The first question:
Osho,
Thank you for the delicate synthesis. Great joy arises in understanding the purposelessness of existence.
Truth always triggers a process in you, even if the truth is not your own. The very hearing of it creates a parallel process in you. It is not caused by hearing it; it follows not the law of cause and effect, but the law of synchronicity.
Listening to great music, music arises in you. There is no necessity; it may arise, it may not arise. There is no inevitability about it. But if you are open, it arises. If you are available, it arises. Watching a great dancer, something starts dancing in you. This is communion.

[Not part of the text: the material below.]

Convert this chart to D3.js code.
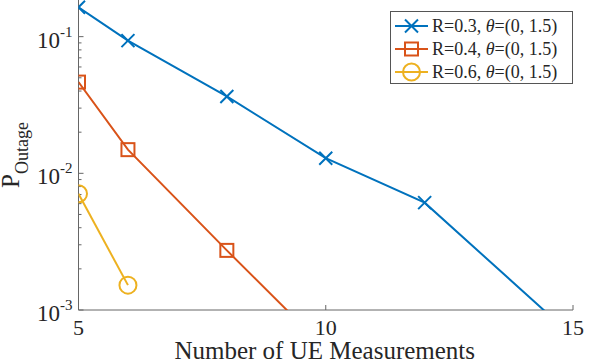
<!DOCTYPE html>
<html>
<head>
<script src="https://cdnjs.cloudflare.com/ajax/libs/d3/7.8.5/d3.min.js"></script>
<style>
  body { margin: 0; background: #fff; }
  text { font-family: "Liberation Serif", "Times New Roman", serif; fill: #262626; }
</style>
</head>
<body>
<div id="chart"></div>
<script>
// data
var xTicks = [5, 10, 15];
var yTicks = [1e-3, 1e-2, 1e-1];
var yExp = ["-3", "-2", "-1"];
var seriesNames = ["R=0.3, ", "R=0.4, ", "R=0.6, "];
var seriesColors = ["#0072BD", "#D95319", "#EDB120"];
var seriesMarkers = ["x", "square", "circle"];
var xR03 = [5, 6, 8, 10, 12, 15];
var yR03 = [0.164, 0.0935, 0.0365, 0.0129, 0.0061, 0.00064];
var xR04 = [5, 6, 8, 10];
var yR04 = [0.0465, 0.0149, 0.00273, 0.00052];
var xR06 = [5, 6];
var yR06 = [0.00708, 0.00152];

var W = 592, H = 364;
var padL = 78.5, padR = 573, padB = 310, padT = -4.5;

var svg = d3.select("#chart").append("svg")
  .attr("width", W).attr("height", H);

var x = d3.scaleLinear().domain([5, 15]).range([padL, padR]);
var y = d3.scaleLog().domain([1e-3, 0.2]).range([padB, padT]);

svg.append("clipPath").attr("id", "clip")
  .append("rect").attr("x", padL).attr("y", 0)
  .attr("width", padR - padL).attr("height", padB);

// y minor ticks
var minor = [];
[1e-3, 1e-2, 1e-1].forEach(function(d) {
  for (var k = 2; k <= 9; k++) if (d * k <= 0.2) minor.push(d * k);
});
svg.selectAll(".ymin").data(minor).enter().append("line")
  .attr("x1", padL).attr("x2", padL + 3)
  .attr("y1", function(d) { return y(d); }).attr("y2", function(d) { return y(d); })
  .attr("stroke", "#666").attr("stroke-width", 1);
svg.selectAll(".ymaj").data(yTicks).enter().append("line")
  .attr("x1", padL).attr("x2", padL + 5)
  .attr("y1", function(d) { return y(d); }).attr("y2", function(d) { return y(d); })
  .attr("stroke", "#666").attr("stroke-width", 1);
svg.selectAll(".xmaj").data(xTicks).enter().append("line")
  .attr("x1", function(d) { return x(d); }).attr("x2", function(d) { return x(d); })
  .attr("y1", padB).attr("y2", padB - 5)
  .attr("stroke", "#666").attr("stroke-width", 1);

// axis lines
svg.append("line").attr("x1", padL).attr("x2", padL).attr("y1", 0).attr("y2", padB)
  .attr("stroke", "#666").attr("stroke-width", 1);
svg.append("line").attr("x1", padL).attr("x2", padR).attr("y1", padB).attr("y2", padB)
  .attr("stroke", "#666").attr("stroke-width", 1);

// tick labels
svg.selectAll(".xl").data(xTicks).enter().append("text")
  .attr("x", function(d) { return x(d); }).attr("y", padB + 25)
  .attr("text-anchor", "middle").attr("font-size", 22)
  .text(function(d) { return d; });

yTicks.forEach(function(d, i) {
  var t = svg.append("text").attr("x", padL - 6).attr("y", y(d) + 11)
    .attr("text-anchor", "end").attr("font-size", 23);
  t.append("tspan").text("10");
  t.append("tspan").attr("dy", -11).attr("font-size", 15).text(yExp[i]);
});

// axis titles
svg.append("text").attr("x", (padL + padR) / 2 - 1).attr("y", 359)
  .attr("text-anchor", "middle").attr("font-size", 25)
  .text("Number of UE Measurements");

var yl = svg.append("text")
  .attr("transform", "translate(19," + 155 + ") rotate(-90)")
  .attr("text-anchor", "middle").attr("font-size", 25);
yl.append("tspan").text("P");
yl.append("tspan").attr("dy", 9).attr("font-size", 18).text("Outage");

// series
var series = [
  {xs: xR03, ys: yR03},
  {xs: xR04, ys: yR04},
  {xs: xR06, ys: yR06}
];

var line = d3.line()
  .x(function(d) { return x(d[0]); })
  .y(function(d) { return y(d[1]); });

function drawMarker(g, type, cx, cy, color) {
  if (type === "x") {
    g.append("path").attr("d", "M" + (cx - 6.5) + "," + (cy - 6.5) + "L" + (cx + 6.5) + "," + (cy + 6.5) +
      "M" + (cx - 6.5) + "," + (cy + 6.5) + "L" + (cx + 6.5) + "," + (cy - 6.5))
      .attr("stroke", color).attr("stroke-width", 2).attr("fill", "none");
  } else if (type === "square") {
    g.append("rect").attr("x", cx - 6.5).attr("y", cy - 6.5).attr("width", 13).attr("height", 13)
      .attr("stroke", color).attr("stroke-width", 2).attr("fill", "none");
  } else {
    g.append("circle").attr("cx", cx).attr("cy", cy).attr("r", 8.5)
      .attr("stroke", color).attr("stroke-width", 2).attr("fill", "none");
  }
}

var plot = svg.append("g").attr("clip-path", "url(#clip)");
series.forEach(function(s, i) {
  var pts = d3.zip(s.xs, s.ys);
  plot.append("path").datum(pts).attr("d", line)
    .attr("fill", "none").attr("stroke", seriesColors[i]).attr("stroke-width", 2);
  pts.forEach(function(p) {
    if (p[1] >= 1e-3) drawMarker(plot, seriesMarkers[i], x(p[0]), y(p[1]), seriesColors[i]);
  });
});

// legend
var lg = svg.append("g");
lg.append("rect").attr("x", 390.5).attr("y", 11.5).attr("width", 182).attr("height", 72)
  .attr("fill", "#fff").attr("stroke", "#555").attr("stroke-width", 1);
seriesNames.forEach(function(name, i) {
  var ly = 26 + i * 23;
  lg.append("line").attr("x1", 395).attr("x2", 428).attr("y1", ly).attr("y2", ly)
    .attr("stroke", seriesColors[i]).attr("stroke-width", 2);
  drawMarker(lg, seriesMarkers[i], 411.5, ly, seriesColors[i]);
  var t = lg.append("text").attr("x", 432).attr("y", ly + 6).attr("font-size", 18);
  t.append("tspan").text(name);
  t.append("tspan").attr("font-style", "italic").text("\u03b8");
  t.append("tspan").text("=(0, 1.5)");
});
</script>
</body>
</html>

The truth of Pythagoras, the truth of the greatest synthesis ever attempted, can trigger a process in you, can start something so immense that you could have never dreamt about it. That is the whole purpose of satsang: being in communion with a master. His presence, his utterances, his silences start working on you, and sometimes even in spite of you. Sometimes you become aware of those processes, sometimes you are not aware of them; they start working underneath your consciousness. One day they explode into great blossoming.
Pythagoras really has tried the impossible, and not only tried; he succeeded too. But the world wants to live in division, because the world can only understand conflict. It cannot understand synthesis. Synthesis can only be understood when some synthesis inside you starts happening; otherwise synthesis is non-understandable, will be misunderstood.
Everybody was against Pythagoras. All religions, all sects, all the so-called gurus of those days were against Pythagoras. In fact, they should have been with him because he was bringing all scattered fragments of truth together. But it hurts…
If I say that the Koran is true, as true as the Vedas; if people are understanding, then Mohammedans and Hindus would both be tremendously happy, but that doesn’t happen; both become angry. The Mohammedan becomes angry because I have compared his holy book with an ordinary book, the Vedas. And the Hindu becomes angry because I have compared his holy book with an ordinary book, the Koran. They both become angry because their egos are hurt.